Cuando llegaron los comerciantes y mineros alemanes, nos dice Helena Simonett, la etnomusicóloga más conocedora de la música sinaloense, trajeron, además de la cultura para explotar nativos, minas y comercio, los instrumentos de música que les permitía construir comunidad y combatir el estío en las tardes estivales; y por eso la trasladaron desde la región de Baviera y se hizo la música a la par de la construcción de las seis plazas existentes en el Centro Histórico.
Y como pareciera ser cierto el dogma de que no puede haber música sin bebidas espirituosas, German Evers y sus amigos germanos, se dieron a la tarea de producir la cerveza Pacífico a finales del siglo XIX, que inmediatamente se popularizo entre extranjeros y nativos; y con esa iniciativa poderosa, su creador se hizo un hombre rico y, felizmente, un gran filántropo; de tal suerte que a su muerte dejó en su testamento una parte importante de sus bienes a instituciones de beneficencia pública.
Riqueza económica, música, cerveza, no podía dejar de producir la fiesta que fue de las plazas hacia al Centro Juárez, ubicado frente a la Plazuela Machado, donde se reunía la élite social para disfrutar del encuentro con el otro, tejer relaciones que frecuentemente terminaban en negocios, amoríos y matrimonios; y de esas fiestas fastuosas dejó testimonio el poeta modernista Amado Nervo en sus crónicas “Lunes de Mazatlán”, que se publicaban todas las semanas en el Correo de la Tarde, y hace unos años la UNAM la convirtió en un libro.
Pero aquello era muy elitista, y la plebe porteña necesitaba también la fiesta para combatir el estío; y fue así como surgieron las llamadas Fiestas Zaragozanas, que se celebraban en las calles durante el mes de mayo; y, sin duda, habría de constituir el antecedente más sólido del fastuoso Carnaval Internacional de Mazatlán, que nace con el siglo XX – como la Torre Eiffel- con todo su oropel y gracia.
Y en ese ejercicio híbrido se conjugaron, aún siendo momentáneo, efímero, las distintas clases sociales del puerto; y esa conjunción tuvo manifestaciones burlonas contra las primeras reinas y sus cortejos reales (dicho de paso, el Carnaval de 1902 se suspendió, producto de la epidemia de fiebre bubónica que diezmó a la población; y con ello se destruyeron las casas que habitaban los enfermos, como un esfuerzo desesperado para erradicar la peste negra, que se había apoderado del puerto).
Justamente a finales del siglo XIX llegaron migrantes chinos, traídos por los empresarios europeos con el aval de los gobiernos, para trabajar en las minas y el tendido de vías férreas, que en ese entonces cruzaban el territorio nacional y fueron formando colonias en distintas ciudades del noroeste del país.

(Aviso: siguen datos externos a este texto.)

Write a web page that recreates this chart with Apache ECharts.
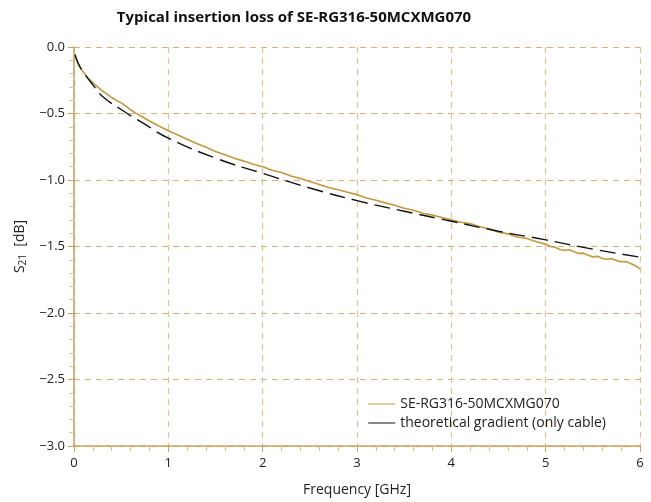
<!DOCTYPE html>
<html><head><meta charset="utf-8">
<script src="https://cdn.jsdelivr.net/npm/echarts@6/dist/echarts.min.js"></script>
<style>html,body{margin:0;padding:0;background:#fff}#c{width:651px;height:502px}</style>
</head><body><div id="c"></div>
<script>
// Measured insertion loss (GHz, dB)
var measuredFreq = [0.01,0.03,0.05,0.08,0.1,0.15,0.2,0.25,0.3,0.35,0.4,0.45,0.5,0.55,0.6,0.65,0.7,0.8,0.9,1.0,1.1,1.2,1.3,1.4,1.5,1.6,1.7,1.8,1.9,2.0,2.1,2.2,2.3,2.4,2.5,2.6,2.7,2.8,2.9,3.0,3.1,3.2,3.3,3.4,3.5,3.6,3.7,3.8,3.9,4.0,4.1,4.2,4.3,4.4,4.5,4.6,4.7,4.8,4.9,5.0,5.05,5.1,5.15,5.2,5.25,5.3,5.35,5.4,5.45,5.5,5.55,5.6,5.65,5.7,5.75,5.8,5.85,5.9,5.95,6.0];
var measuredLoss = [-0.05,-0.10,-0.14,-0.17,-0.19,-0.235,-0.27,-0.30,-0.33,-0.355,-0.38,-0.402,-0.42,-0.445,-0.472,-0.495,-0.515,-0.556,-0.594,-0.63,-0.662,-0.694,-0.726,-0.754,-0.786,-0.81,-0.836,-0.858,-0.882,-0.90,-0.926,-0.944,-0.97,-0.988,-1.012,-1.034,-1.056,-1.074,-1.092,-1.11,-1.136,-1.152,-1.172,-1.19,-1.212,-1.228,-1.25,-1.264,-1.282,-1.30,-1.318,-1.328,-1.352,-1.366,-1.392,-1.405,-1.428,-1.44,-1.465,-1.482,-1.50,-1.505,-1.522,-1.53,-1.524,-1.54,-1.552,-1.55,-1.565,-1.578,-1.574,-1.59,-1.596,-1.592,-1.605,-1.615,-1.613,-1.628,-1.645,-1.668];
// Theoretical gradient (only cable)
var theoryFreq = [0.01,0.05,0.1,0.2,0.3,0.5,0.75,1.0,1.5,2.0,2.5,3.0,3.5,4.0,4.5,5.0,5.5,6.0];
var theoryLoss = [-0.06,-0.13,-0.19,-0.285,-0.37,-0.47,-0.58,-0.685,-0.835,-0.95,-1.06,-1.155,-1.235,-1.31,-1.385,-1.45,-1.52,-1.58];
var xTicks = {min:0, max:6, step:1};
var yTicks = {min:-3, max:0, step:0.5};
var seriesNames = ['SE-RG316-50MCXMG070','theoretical gradient (only cable)'];

function pairs(xs, ys){ return xs.map(function(x,i){return [x, ys[i]];}); }
var FONT = 'Open Sans';
var chart = echarts.init(document.getElementById('c'));
chart.setOption({
  animation:false,
  backgroundColor:'#fff',
  title:{text:'Typical insertion loss of SE-RG316-50MCXMG070', left:289, textAlign:'center', top:5,
    textStyle:{fontFamily:FONT, fontSize:15, fontWeight:'bold', color:'#111'}},
  grid:{left:74, right:11, top:47, bottom:56, containLabel:false},
  legend:{right:40, bottom:67, orient:'vertical', itemGap:5, itemWidth:27, itemHeight:10,
    textStyle:{fontFamily:FONT, fontSize:14, color:'#222'},
    data:[{name:seriesNames[0], icon:'path://M0,4.5L27,4.5L27,5.5L0,5.5Z'},{name:seriesNames[1], icon:'path://M0,4.5L27,4.5L27,5.5L0,5.5Z'}]},
  xAxis:{type:'value', min:xTicks.min, max:xTicks.max, interval:xTicks.step,
    name:'Frequency [GHz]', nameLocation:'middle', nameGap:37,
    nameTextStyle:{fontFamily:FONT, fontSize:14, color:'#222'},
    axisLine:{onZero:false, lineStyle:{color:'#c9a25c', width:1.5}},
    axisTick:{show:true, length:6, lineStyle:{color:'#c9a25c'}},
    minorTick:{show:true, splitNumber:5, length:5, lineStyle:{color:'#d9bd8a'}},
    axisLabel:{fontFamily:FONT, fontSize:13, color:'#222', margin:11},
    splitLine:{show:true, lineStyle:{color:'#dcc49a', type:[6,5], width:1.2}}},
  yAxis:{type:'value', min:yTicks.min, max:yTicks.max, interval:yTicks.step,
    name:'{s|S}{sub|21}{s|  [dB]}', nameLocation:'middle', nameGap:46, nameRotate:90,
    nameTextStyle:{rich:{s:{fontFamily:FONT, fontSize:14, color:'#222'}, sub:{fontFamily:FONT, fontSize:10, color:'#222', verticalAlign:'bottom', padding:[6,0,0,0]}}},
    axisLine:{show:true, onZero:false, lineStyle:{color:'#c9a25c', width:1.5}},
    axisTick:{show:true, length:6, lineStyle:{color:'#c9a25c'}},
    minorTick:{show:true, splitNumber:5, length:5, lineStyle:{color:'#dcc49a'}},
    axisLabel:{fontFamily:FONT, fontSize:13, color:'#222', margin:9,
      formatter:function(v){ return v.toFixed(1).replace('-', '\u2212'); }},
    splitLine:{show:true, lineStyle:{color:'#d4b37c', type:[6,5], width:1.2}}},
  series:[
    {name:seriesNames[0], type:'line', data:pairs(measuredFreq, measuredLoss), showSymbol:false, smooth:false,
      lineStyle:{color:'#c4983f', width:1.6}, itemStyle:{color:'#c4983f'}, z:2},
    {name:seriesNames[1], type:'line', data:pairs(theoryFreq, theoryLoss), showSymbol:false, smooth:true,
      lineStyle:{color:'#111', width:1.4, type:[16,7]}, itemStyle:{color:'#111'}, z:3}
  ]
});
</script></body></html>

No podemos dejar de mencionar que durante el porfiriato había más de 25 mil kilómetros de rieles, muchos más de los existentes el día de hoy. Incluso, sin esos rieles y trenes, quizá nunca hubiera sido como fue la Revolución de 1910, por la capacidad que tenían para trasladar a las fuerzas en pugna militar.
Y este conglomerado asiático, una investigación muy documentada, y recientemente publicada, con el título Historia del narcotráfico en México (Aguilar), que escribió Guillermo Valdés Castellanos, el ex director del CISEN, afirma que el narcotráfico como empresa nació en el puerto, por la gran cantidad de opio que llegaba, vendía y se consumía en aquel Mazatlán, que escasamente tenía una población de 15 mil habitantes.
El autor de la obra recupera las investigaciones del sociólogo sinaloense Luis Astorga, y el testimonio del doctor José Olvera, quien recuerda que ante la rápida expansión del tráfico y consumo de drogas opiáceas en el puerto: “Juan José Siordia, presidente municipal de Mazatlán, manda publicar un acuerdo en el que pide la cooperación del Jefe de la Guarnición de la plaza para que ‘de una manera especial’ sea perseguido el vicio del opio y castigados severamente los que delinquen al fumar la nefasta droga, que en general son individuos degenerados pertenecientes a la raza asiática”.
Entonces, de ese barro viejo está hecho Mazatlán, de música y cerveza, de fiesta y droga, y es parte indeleble de su historia cultural; no es casual la propensión del mazatleco por la rebeldía, la fiesta, el trago, la alegría, el desparpajo y su singular sentido de libertad, su irreverencia anti solemne, que hacen al mazatleco distinto al resto de los sinaloenses; y todavía más, sigue representando un desafío de comprensión para filósofos y sociólogos.